「押しも押されぬ」という言葉は、よく見聞きする慣用句ですよね。
押しも押されぬエースとか
押しも押されぬアイドルとかね
若い人でも意味はわかるよね
そうそう、
だから使いやすい慣用句だよ
たしかに、幅広い世代が「押しも押されぬ」という言葉の意味を理解していますから、使いやすい言葉ですよね。
しかし「押しも押されぬ」という言葉の意味をほんとに理解しているのか・・というと、少し怪しくなってきます。

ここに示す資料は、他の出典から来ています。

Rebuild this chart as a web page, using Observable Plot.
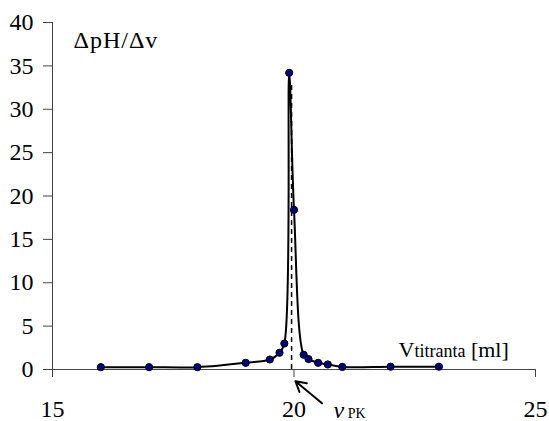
<!DOCTYPE html>
<html>
<head>
<meta charset="utf-8">
<script src="https://cdn.jsdelivr.net/npm/d3@7"></script>
<script src="https://cdn.jsdelivr.net/npm/@observablehq/plot@0.6"></script>
<style>
  html, body { margin: 0; padding: 0; background: white; }
</style>
</head>
<body>
<div id="chart"></div>
<script>
// Data
const volume = [16, 17, 18, 19, 19.5, 19.7, 19.8, 19.9, 20.0, 20.2, 20.3, 20.5, 20.7, 21, 22, 23];
const dpHdv  = [0.27, 0.27, 0.27, 0.77, 1.15, 1.93, 3.0, 34.2, 18.4, 1.7, 1.2, 0.77, 0.58, 0.3, 0.32, 0.32];
const xTicks = [15, 20, 25];
const yTicks = [0, 5, 10, 15, 20, 25, 30, 35, 40];
const vpk = 19.95;
const yTitle = "ΔpH/Δv";
const xTitleParts = ["V", "titranta", " [ml]"];
const vpkParts = ["v", " PK"];
const arrowFrom = [20.58, -3.9];
const arrowTo = [20.03, -1.35];

const data = volume.map((v, i) => ({v, d: dpHdv[i]}));
const peak = d3.max(dpHdv);
const axisColor = "#444";
const serif = "'Liberation Serif', 'Times New Roman', serif";

const chart = Plot.plot({
  width: 549,
  height: 421,
  marginLeft: 52,
  marginRight: 14,
  marginTop: 22,
  marginBottom: 52,
  style: {fontFamily: serif, fontSize: "24px", color: "black", background: "white", overflow: "visible"},
  x: {domain: [15, 25]},
  y: {domain: [0, 40]},
  marks: [
    Plot.axisY({ticks: yTicks, tickSize: 9, tickPadding: 10, label: null, stroke: axisColor, fill: "black", fontSize: 24}),
    Plot.axisX({ticks: xTicks, tickSize: 8, tickPadding: 22, label: null, stroke: axisColor, fill: "black", fontSize: 24}),
    Plot.ruleX([15], {stroke: axisColor}),
    Plot.ruleY([0], {stroke: axisColor}),
    Plot.ruleX([vpk], {y1: 0, y2: peak, insetBottom: -9, stroke: "black", strokeWidth: 1.5, strokeDasharray: "5,4"}),
    Plot.line(data, {x: "v", y: "d", curve: "catmull-rom", stroke: "black", strokeWidth: 2}),
    Plot.dot(data, {x: "v", y: "d", r: 3.6, fill: "#000080", stroke: "black", strokeWidth: 1}),
    Plot.arrow([{}], {x1: arrowFrom[0], y1: arrowFrom[1], x2: arrowTo[0], y2: arrowTo[1], stroke: "black", strokeWidth: 2, headLength: 11}),
    Plot.text([yTitle], {text: d => d, frameAnchor: "top-left", dx: 21, dy: 25, textAnchor: "start", lineAnchor: "bottom", fontSize: 24, fill: "black", className: "ytitle"}),
    Plot.text([xTitleParts.join("")], {text: d => d, frameAnchor: "bottom-left", dx: 346, dy: -13, textAnchor: "start", lineAnchor: "bottom", fontSize: 22, fill: "black", className: "xtitle"}),
    Plot.text([vpkParts.join("")], {text: d => d, frameAnchor: "bottom-left", dx: 281, dy: 48, textAnchor: "start", lineAnchor: "bottom", fontSize: 22, fill: "black", className: "vpk"})
  ]
});

d3.select(chart).select("g.ytitle text").style("letter-spacing", "1px");

// rich text: subscript-like smaller parts
const xt = d3.select(chart).select("g.xtitle text");
xt.text(null);
xt.append("tspan").attr("font-size", 22).text(xTitleParts[0]);
xt.append("tspan").attr("font-size", 18).text(xTitleParts[1]);
xt.append("tspan").attr("font-size", 22).text(xTitleParts[2]);

const vt = d3.select(chart).select("g.vpk text");
vt.text(null);
vt.append("tspan").attr("font-size", 24).attr("font-style", "italic").text(vpkParts[0]);
vt.append("tspan").attr("font-size", 14).text(vpkParts[1]);

document.getElementById("chart").appendChild(chart);
</script>
</body>
</html>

というのも「押しも押されぬ」は誤用であり、正しい言葉ではないという説があるのです。
え????
嘘でしょ!
かなり高齢の人でも使うし、
今さら誤用なんて言われても困るなぁ
それもそうなのですが、正しい言葉なのかどうか知っておいて損はないと思うので、一緒に見ていきましょう。
「押しも押されぬ」は誤用
「押しも押されぬ」とは、じつは間違いです。
正しくは「押しも押されもせぬ」なのです。
「押しも押されもせぬ」とは、押しても引いてもびくともしない様子から、実力があり堂々としている様子をあらわす慣用句です。
確固たる地位にいる人物に対して使う言葉なのです。
かなり多くの人が「押しも押されもせぬ」を「押しも押されぬ」として誤って使っています。
20代から30代では、50%を超える割合で「押しも押されぬ」を使っていますから、時間の経過ともに誤用ではなくなる可能性もありますね。
「押しも押されぬ」とは
「押しも押されもせぬ」という言葉を「押しも押されぬ」と誤って使う人が多くなった理由は何なのでしょう。
さほど違いはないでしょ
ほとんど同じです
そうなんですよね。
発音してみると違うのがわかるのですけど、文字だけで見るとさほどの違いはありません。
しかも「押しも押されもせぬ」よりも「押しも押されぬ」の方が言い易いのですよ!
それにしても紛らわしい
じつは、誤用の原因は「押すに押されぬ」という言葉とごっちゃになってしまったからだと言われています。
おいおい、
またややこしい言葉が・・
「押すに押されぬ」とは、押しても押せないという意味です。
つまり「押しも押されもせぬ」とほとんど同じです。
意味がほぼ同義ですから、これがごちゃ混ぜになって発音しやすく自然に聞こえるので「押しも押されぬ」という言葉が広まったのではないかと推測されます。
まとめ
「押しも押されぬ」は正しくは「押しも押されもせぬ」であるという認識を持っている人がどんどん少なくなると思うのですが、せっかくなので正しい言葉を使えるようになりたいですよね。
「押すに押されぬ」という言葉から混同されてしまったという経緯が頭の片隅に残れば、これからは「押しも押されもせぬ」と正しく使えるのではないでしょうか。